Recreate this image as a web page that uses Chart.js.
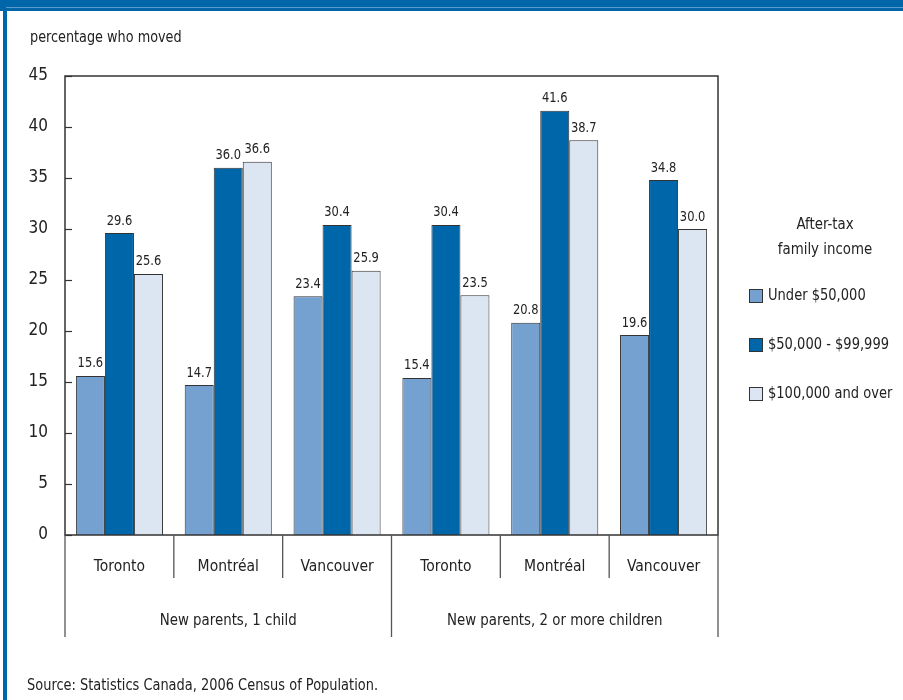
<!DOCTYPE html>
<html><head><meta charset="utf-8">
<script src="https://cdn.jsdelivr.net/npm/chart.js@4/dist/chart.umd.min.js"></script>
<style>html,body{margin:0;padding:0;background:#fff}#wrap{width:903px;height:700px;position:relative}</style>
</head><body><div id="wrap"><canvas id="c" width="903" height="700"></canvas></div>
<script>
const cities = ['Toronto', 'Montréal', 'Vancouver', 'Toronto', 'Montréal', 'Vancouver'];
const groups = ['New parents, 1 child', 'New parents, 2 or more children'];
const seriesNames = ['Under $50,000', '$50,000 - $99,999', '$100,000 and over'];
const under50k = [15.6, 14.7, 23.4, 15.4, 20.8, 19.6];
const from50to99k = [29.6, 36.0, 30.4, 30.4, 41.6, 34.8];
const over100k = [25.6, 36.6, 25.9, 23.5, 38.7, 30.0];
const yTicks = [0, 5, 10, 15, 20, 25, 30, 35, 40, 45];
const legendTitle = ['After-tax', 'family income'];
const axisTitle = 'percentage who moved';
const sourceText = 'Source: Statistics Canada, 2006 Census of Population.';

const FONT = "'Liberation Sans Narrow', 'DejaVu Sans Condensed', 'Roboto Condensed', 'Liberation Sans', sans-serif";
const colors = ['#74a1cf', '#0066aa', '#dce6f2'];
const edge = '#333333';
const TXT = '#222222';

function txt(ctx, s, x, y, size, align, baseline, sx) {
  ctx.save();
  ctx.font = size + 'px ' + FONT;
  ctx.textAlign = align;
  ctx.textBaseline = baseline;
  ctx.translate(x, y);
  ctx.scale(sx, 1);
  ctx.fillText(s, 0, 0);
  ctx.restore();
}

const deco = {
  id: 'deco',
  beforeDraw(chart) {
    const ctx = chart.ctx;
    ctx.save();
    ctx.fillStyle = '#ffffff';
    ctx.fillRect(0, 0, chart.width, chart.height);
    ctx.fillStyle = '#0066aa';
    ctx.fillRect(0, 0, chart.width, 11);
    ctx.fillRect(3, 0, 4, chart.height);
    ctx.fillStyle = '#5b9bd0';
    ctx.fillRect(6, 7, chart.width - 6, 1);
    ctx.restore();
  },
  afterDraw(chart) {
    const ctx = chart.ctx;
    const a = chart.chartArea;
    const xs = chart.scales.x, ys = chart.scales.y;
    ctx.save();
    // frame
    ctx.strokeStyle = edge;
    ctx.lineWidth = 1.5;
    ctx.strokeRect(a.left, a.top, a.right - a.left, a.bottom - a.top);
    // inward ticks
    ctx.lineWidth = 1.2;
    yTicks.forEach(v => {
      const y = Math.round(ys.getPixelForValue(v)) + 0.5;
      ctx.beginPath(); ctx.moveTo(a.left, y); ctx.lineTo(a.left + 7, y); ctx.stroke();
    });
    // separators
    ctx.strokeStyle = '#555555';
    ctx.lineWidth = 1.3;
    const n = cities.length;
    for (let i = 0; i <= n; i++) {
      let x;
      if (i === 0) x = a.left;
      else if (i === n) x = a.right;
      else x = (xs.getPixelForValue(i - 1) + xs.getPixelForValue(i)) / 2;
      const isGroup = (i % 3 === 0);
      ctx.beginPath();
      ctx.moveTo(x, a.bottom);
      ctx.lineTo(x, isGroup ? a.bottom + 102 : a.bottom + 43);
      ctx.stroke();
    }
    ctx.fillStyle = TXT;
    // group labels
    groups.forEach((g, gi) => {
      const x = (xs.getPixelForValue(gi * 3) + xs.getPixelForValue(gi * 3 + 2)) / 2;
      txt(ctx, g, x, a.bottom + 86, 16.5, 'center', 'middle', 0.9);
    });
    // value labels
    chart.data.datasets.forEach((ds, di) => {
      const meta = chart.getDatasetMeta(di);
      meta.data.forEach((el, i) => {
        txt(ctx, ds.data[i].toFixed(1), el.x, el.y - 5, 14.5, 'center', 'bottom', 0.88);
      });
    });
    // axis title
    txt(ctx, axisTitle, 30, 38, 15.5, 'left', 'middle', 0.92);
    // source
    txt(ctx, sourceText, 27, 686, 15.5, 'left', 'middle', 0.93);
    // legend
    txt(ctx, legendTitle[0], 825, 225, 16.5, 'center', 'middle', 0.9);
    txt(ctx, legendTitle[1], 825, 250, 16.5, 'center', 'middle', 0.9);
    seriesNames.forEach((s, i) => {
      const y = 296 + i * 49;
      ctx.fillStyle = colors[i];
      ctx.fillRect(749, y - 7, 14, 14);
      ctx.strokeStyle = edge;
      ctx.lineWidth = 1;
      ctx.strokeRect(749.5, y - 6.5, 13, 13);
      ctx.fillStyle = TXT;
      txt(ctx, s, 768, y, 16.5, 'left', 'middle', 0.88);
    });
    ctx.restore();
  }
};

const datasets = [under50k, from50to99k, over100k].map((d, i) => ({
  label: seriesNames[i],
  data: d,
  backgroundColor: colors[i],
  borderColor: edge,
  borderWidth: 1,
  barPercentage: 1.0,
  categoryPercentage: 0.8
}));

new Chart(document.getElementById('c'), {
  type: 'bar',
  data: { labels: cities, datasets },
  options: {
    responsive: false,
    devicePixelRatio: 1,
    animation: false,
    layout: { padding: { left: 0, top: 76, right: 185, bottom: 63 } },
    plugins: { legend: { display: false }, tooltip: { enabled: false } },
    scales: {
      x: {
        grid: { display: false, drawTicks: false },
        border: { display: false },
        ticks: { color: TXT, font: { family: FONT, size: 15.5 }, padding: 23, maxRotation: 0, autoSkip: false },
        afterFit(s) { s.height = 102; }
      },
      y: {
        min: 0, max: 45,
        afterBuildTicks(s) { s.ticks = yTicks.map(v => ({ value: v })); },
        grid: { display: false, drawTicks: false },
        border: { display: false },
        ticks: { color: TXT, font: { family: FONT, size: 17 }, padding: 17 },
        afterFit(s) { s.width = 65; }
      }
    }
  },
  plugins: [deco]
});
</script>
</body></html>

···

Your task is to repeat the material above exactly, without its pictures.

### Exercise answer
Recreate this image as a web page that uses Chart.js.
<!DOCTYPE html>
<html><head><meta charset="utf-8">
<script src="https://cdn.jsdelivr.net/npm/chart.js@4/dist/chart.umd.min.js"></script>
<style>html,body{margin:0;padding:0;background:#fff}#wrap{width:903px;height:700px;position:relative}</style>
</head><body><div id="wrap"><canvas id="c" width="903" height="700"></canvas></div>
<script>
const cities = ['Toronto', 'Montréal', 'Vancouver', 'Toronto', 'Montréal', 'Vancouver'];
const groups = ['New parents, 1 child', 'New parents, 2 or more children'];
const seriesNames = ['Under $50,000', '$50,000 - $99,999', '$100,000 and over'];
const under50k = [15.6, 14.7, 23.4, 15.4, 20.8, 19.6];
const from50to99k = [29.6, 36.0, 30.4, 30.4, 41.6, 34.8];
const over100k = [25.6, 36.6, 25.9, 23.5, 38.7, 30.0];
const yTicks = [0, 5, 10, 15, 20, 25, 30, 35, 40, 45];
const legendTitle = ['After-tax', 'family income'];
const axisTitle = 'percentage who moved';
const sourceText = 'Source: Statistics Canada, 2006 Census of Population.';

const FONT = "'Liberation Sans Narrow', 'DejaVu Sans Condensed', 'Roboto Condensed', 'Liberation Sans', sans-serif";
const colors = ['#74a1cf', '#0066aa', '#dce6f2'];
const edge = '#333333';
const TXT = '#222222';

function txt(ctx, s, x, y, size, align, baseline, sx) {
  ctx.save();
  ctx.font = size + 'px ' + FONT;
  ctx.textAlign = align;
  ctx.textBaseline = baseline;
  ctx.translate(x, y);
  ctx.scale(sx, 1);
  ctx.fillText(s, 0, 0);
  ctx.restore();
}

const deco = {
  id: 'deco',
  beforeDraw(chart) {
    const ctx = chart.ctx;
    ctx.save();
    ctx.fillStyle = '#ffffff';
    ctx.fillRect(0, 0, chart.width, chart.height);
    ctx.fillStyle = '#0066aa';
    ctx.fillRect(0, 0, chart.width, 11);
    ctx.fillRect(3, 0, 4, chart.height);
    ctx.fillStyle = '#5b9bd0';
    ctx.fillRect(6, 7, chart.width - 6, 1);
    ctx.restore();
  },
  afterDraw(chart) {
    const ctx = chart.ctx;
    const a = chart.chartArea;
    const xs = chart.scales.x, ys = chart.scales.y;
    ctx.save();
    // frame
    ctx.strokeStyle = edge;
    ctx.lineWidth = 1.5;
    ctx.strokeRect(a.left, a.top, a.right - a.left, a.bottom - a.top);
    // inward ticks
    ctx.lineWidth = 1.2;
    yTicks.forEach(v => {
      const y = Math.round(ys.getPixelForValue(v)) + 0.5;
      ctx.beginPath(); ctx.moveTo(a.left, y); ctx.lineTo(a.left + 7, y); ctx.stroke();
    });
    // separators
    ctx.strokeStyle = '#555555';
    ctx.lineWidth = 1.3;
    const n = cities.length;
    for (let i = 0; i <= n; i++) {
      let x;
      if (i === 0) x = a.left;
      else if (i === n) x = a.right;
      else x = (xs.getPixelForValue(i - 1) + xs.getPixelForValue(i)) / 2;
      const isGroup = (i % 3 === 0);
      ctx.beginPath();
      ctx.moveTo(x, a.bottom);
      ctx.lineTo(x, isGroup ? a.bottom + 102 : a.bottom + 43);
      ctx.stroke();
    }
    ctx.fillStyle = TXT;
    // group labels
    groups.forEach((g, gi) => {
      const x = (xs.getPixelForValue(gi * 3) + xs.getPixelForValue(gi * 3 + 2)) / 2;
      txt(ctx, g, x, a.bottom + 86, 16.5, 'center', 'middle', 0.9);
    });
    // value labels
    chart.data.datasets.forEach((ds, di) => {
      const meta = chart.getDatasetMeta(di);
      meta.data.forEach((el, i) => {
        txt(ctx, ds.data[i].toFixed(1), el.x, el.y - 5, 14.5, 'center', 'bottom', 0.88);
      });
    });
    // axis title
    txt(ctx, axisTitle, 30, 38, 15.5, 'left', 'middle', 0.92);
    // source
    txt(ctx, sourceText, 27, 686, 15.5, 'left', 'middle', 0.93);
    // legend
    txt(ctx, legendTitle[0], 825, 225, 16.5, 'center', 'middle', 0.9);
    txt(ctx, legendTitle[1], 825, 250, 16.5, 'center', 'middle', 0.9);
    seriesNames.forEach((s, i) => {
      const y = 296 + i * 49;
      ctx.fillStyle = colors[i];
      ctx.fillRect(749, y - 7, 14, 14);
      ctx.strokeStyle = edge;
      ctx.lineWidth = 1;
      ctx.strokeRect(749.5, y - 6.5, 13, 13);
      ctx.fillStyle = TXT;
      txt(ctx, s, 768, y, 16.5, 'left', 'middle', 0.88);
    });
    ctx.restore();
  }
};

const datasets = [under50k, from50to99k, over100k].map((d, i) => ({
  label: seriesNames[i],
  data: d,
  backgroundColor: colors[i],
  borderColor: edge,
  borderWidth: 1,
  barPercentage: 1.0,
  categoryPercentage: 0.8
}));

new Chart(document.getElementById('c'), {
  type: 'bar',
  data: { labels: cities, datasets },
  options: {
    responsive: false,
    devicePixelRatio: 1,
    animation: false,
    layout: { padding: { left: 0, top: 76, right: 185, bottom: 63 } },
    plugins: { legend: { display: false }, tooltip: { enabled: false } },
    scales: {
      x: {
        grid: { display: false, drawTicks: false },
        border: { display: false },
        ticks: { color: TXT, font: { family: FONT, size: 15.5 }, padding: 23, maxRotation: 0, autoSkip: false },
        afterFit(s) { s.height = 102; }
      },
      y: {
        min: 0, max: 45,
        afterBuildTicks(s) { s.ticks = yTicks.map(v => ({ value: v })); },
        grid: { display: false, drawTicks: false },
        border: { display: false },
        ticks: { color: TXT, font: { family: FONT, size: 17 }, padding: 17 },
        afterFit(s) { s.width = 65; }
      }
    }
  },
  plugins: [deco]
});
</script>
</body></html>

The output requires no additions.